A portion of the population will disagree with these two moves and will, instead of buying at Dick’s, buy at Academy or Bass Pro Shop or another large retailer for their sporting goods. The same will go for Walmart. An upset populace will always find a way to appease their anger.
But what are the positives for gun sales? There shouldn’t be too much worry about that. It seems every time a Democrat of any power says something even remotely threatening toward the Second Amendment, conservatives find their way to gun stores. And those are the real winners in this moment.
WHO REALLY BENEFITS?
Walmart and Dick’s are major competitors in the gun and ammo industry. Although they haven’t ended their gun sales, they have made a statement about guns, and it is a statement that some, if not many, will not abide. Those who feel this way are entitled to feel this way as Americans. When major decisions like this are made, it drives consumers into the arms of competitors. It is an unintentional result, but one that is expected.
So it will be the small to medium sized gun and ammo businesses that will truly benefit from this. Their sales will increase and when their sales increase, their businesses will grow. The benefit will actually go toward the American businessman and businesswoman and the American worker. It won’t simply be for the non-descript American worker, but it will benefit the worker who specializes in guns and ammunition. There is a big difference between purchasing from someone who specializes in guns (or any product) and someone who simply knows about guns.
IN THE END: BOTH SIDES BENEFIT
As we have seen in times past, company decisions that have political implications garner mass attention from both sides. Like two years ago when NYC Mayor Bill De Blasio urged New Yorkers not to go to Chick-fil-a because the company opposed same-sex marriage. People all over the nation came out in support of their local Chick-fil-a’s. There are now eight locations in New York City.
The same will happen for Dick’s and Walmart. While people may be upset at the move and boycott these stores to some extent—either on guns and ammo, altogether for a short time, or altogether indefinitely—they will be guaranteed fandom. Parents, teenagers, and others who are in favor of more gun control or perceive these companies as trying to do their part to make the country safer will increase their patronage.
As this happens, the other side of the aisle who disagree with the decisions will take their money and business elsewhere, like Academy and the small businesses.
A quasi-political move from a large company or large companies can create a win-win situation for the entire market. The most powerful way to sell a product is by making consumers believe their purchase is for a good cause. In this specific situation, both sides are sure to believe this.
IT’S GREAT AS LONG AS IT’S NOT RESTRICTED
Guns are still accessible. The AR-15 is still accessible (though for a 10-year period it was not: 1994-2004). There are still gun control laws that must be followed in order to keep weapons out of the wrong hands. That, and ensuring officials communicate properly with each other about people who are potential threats.
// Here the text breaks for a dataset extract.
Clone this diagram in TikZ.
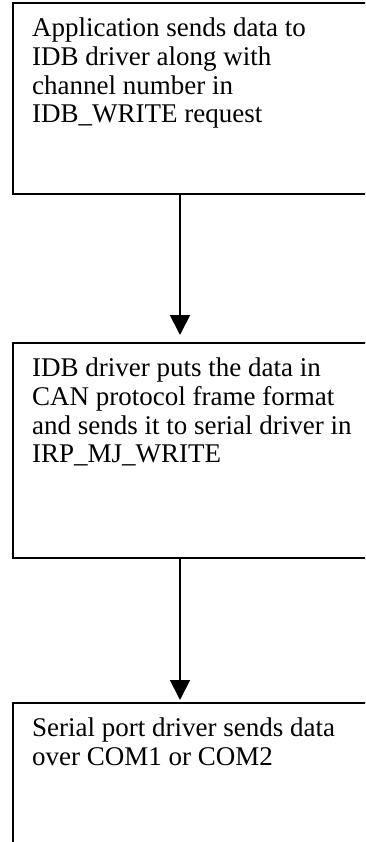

What will not help the market and will create a strong political issue for Americans is the government banning assault-styled weapons. The founding fathers assembled the Constitution and its Bill of Rights because it believed citizens of a free State could be self-governing. That didn’t mean that every single person was capable of self-government as we witness from those who commit these mass shootings and other despicable crimes. However, what we are witnessing from Dick’s and Walmart is the very essence of self-government.
The free market enables Americans to self-govern without the need for government intervention. Does this mean laws don’t need to be passed? No. It simply proves that as much as the free market is self-correcting because of people’s purchasing power, the market suppliers are able to help self-correct American society. In the end, it’s Americans correcting America and that should always be the basis of our democracy.